You can get Swedish food at IKEA — meatballs and the rest — and it’s pretty good.

Or, for a few dollars more (OK, lots of dollars more) you can get it at Aquavit in New York, a big-name restaurant that’s flown the flag of Swedish cooking for years.

For the last couple years, the chef in charge of Aquavit has been Emma Bengtsson. She grew up on the west coast of Sweden, with personal access to the country’s culinary heritage: her grandmother.

Carrots boiled in butter

"She grew up working on a farm for a family — being their housemaid, cook, doing everything from the scratch," Bengtsson says. "You didn't have supermarkets back then, so you had to do your own butter, and milk the cow, and everything. ... Every time we came to visit, she would have spend days in the kitchen preparing everything."
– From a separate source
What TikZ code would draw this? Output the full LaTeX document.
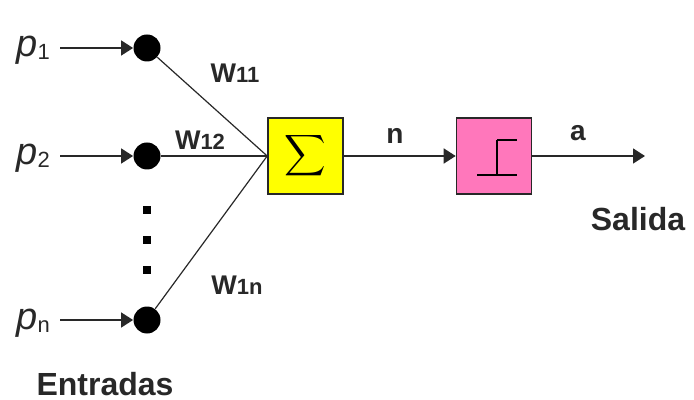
\documentclass[tikz,border=0pt]{standalone}
\usepackage{amsmath}
\usepackage{fontspec}
\setmainfont{Liberation Sans}
\usetikzlibrary{positioning,arrows.meta,calc}
\definecolor{sumfill}{RGB}{255,255,0}
\definecolor{stepfill}{RGB}{255,119,187}
\definecolor{ink}{RGB}{40,40,40}

% input symbol p with a lowered index
\newcommand{\inp}[1]{{\fontsize{19}{20}\selectfont\itshape p}\raisebox{-1.5pt}{\fontsize{11}{12}\selectfont #1}}
% weight label W with its smaller index
\newcommand{\wgt}[1]{W{\fontsize{11}{12}\selectfont #1}}

\begin{document}
\begin{tikzpicture}[
  x=0.5pt, y=-0.5pt,
  blockbox/.style = {
    rectangle, draw=ink, line width=0.8pt,
    minimum width=37.5pt, minimum height=38pt, inner sep=0pt
  },
  sumbox/.style  = {blockbox, fill=sumfill},
  stepbox/.style = {blockbox, fill=stepfill},
  knot/.style = {circle, fill=black, minimum size=13.5pt, inner sep=0pt},
  inlbl/.style = {anchor=base west, inner sep=0pt, text=ink},
  wlbl/.style  = {font=\fontsize{13.5}{15}\selectfont\bfseries, text=ink},
  sig/.style   = {font=\fontsize{14}{16}\selectfont\bfseries, text=ink},
  ttl/.style   = {font=\fontsize{16}{18}\selectfont\bfseries, text=ink},
  ia/.style    = {-{Triangle[length=6pt,width=7.5pt]}, line width=0.8pt, ink},
  wire/.style  = {line width=0.6pt, ink}
]
\useasboundingbox (0,0) rectangle (694,400);

%% ---------- Inputs ----------
\node[knot] (d1) at (147,48)  {};
\node[knot] (d2) at (147,156) {};
\node[knot] (dn) at (147,320) {};

\node[inlbl] (p1) at (16,57)  {\inp{1}};
\node[inlbl] (p2) at (16,165) {\inp{2}};
\node[inlbl] (pn) at (16,329) {\inp{n}};

\coordinate (s1) at (60,48);
\coordinate (s2) at (60,156);
\coordinate (sn) at (60,320);

\foreach \y in {210,240,270}
  \fill[black] (147,\y) ++(-4,-4) rectangle ++(8,8);

\node[ttl] (ent) at (105,384) {Entradas};

%% ---------- Blocks ----------
\node[sumbox]  (sum)  at (305.5,156) {\fontsize{15}{18}\selectfont$\displaystyle\sum$};
\node[stepbox] (step) at (494,156)   {};

% step function inside the pink block
\draw[wire, line width=0.8pt, black]
  ($(step.center)+(3,-16)$) -- ++(20,0)
  ($(step.center)+(3,-16)$) -- ++(0,35)
  ($(step.center)+(-17,19)$) -- ++(40,0);

\coordinate (out) at (645,156);

%% ---------- Labels ----------
\node[wlbl] (w11) at (235,73)  {\wgt{11}};
\node[wlbl] (w12) at (200,140) {\wgt{12}};
\node[wlbl] (w1n) at (237,285) {\wgt{1n}};

\node[sig] (nl) at (395,136) {n};
\node[sig] (al) at (578,133) {a};
\node[ttl] (sal) at (638,219) {Salida};

%% ---------- Arrows ----------
\draw[ia] (s1) -- (d1);
\draw[ia] (s2) -- (d2);
\draw[ia] (sn) -- (dn);

\draw[wire] (d1) -- (sum.west);
\draw[wire] (d2) -- (sum.west);
\draw[wire] (dn) -- (sum.west);

\draw[ia] (sum)  -- (step);
\draw[ia] (step) -- (out);

\end{tikzpicture}
\end{document}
So to spend time with her, Bengtsson had to be in the kitchen, too. "[I] think that's how I started — eating everything while she was cooking it, [then] actually being able to help out."

Chef Emma Bengtsson learned Swedish cooking from her grandmother.

Paul Brissman/Courtesy of Aquavit

Bengtsson remembers a hearty beef dish, in particular, "with carrots boiled in a lot of butter and salt — the meat itself would spend three days in the oven. You didn't have to use a knife, it just fell apart — it was amazing."

There was an endless supply of desserts, too: Swedish rice pudding, cookies.

"I could just eat non-stop when I was there," Bengtsson says.

High-pressure cooking

Bengtsson remembers how well her grandmother seasoned dishes, never holding back on flavor. It's one of the things she learned from her. But these days, the pressure's all on Bengtsson to create new, special dishes. And that can take its toll.

"Aquavit is one of those restaurants that everyone knows about," she says. "I'm here seven days a week from morning to night, so when I have my days off I want to do things that take my mind off food, just for a little bit."

Dancing is one of those things. She's been doing it for the last five or six years.

"When I learn a choreography or when I'm social dancing with other people and hearing the music, that allows me to shut off the food for a little bit of time," Bengtsson says.

Bengtsson's skills go beyond the kitchen and the dance floor, though. She recently went on a dance trip to Dallas, and her group went to a shooting range.

"I didn't tell them that I used to compete in air shooting when I was a kid," she says. "They were all so concerned because I was the only girl with them. We all did it, and it turned out I got offered a position on the female shooting group if I wanted it!"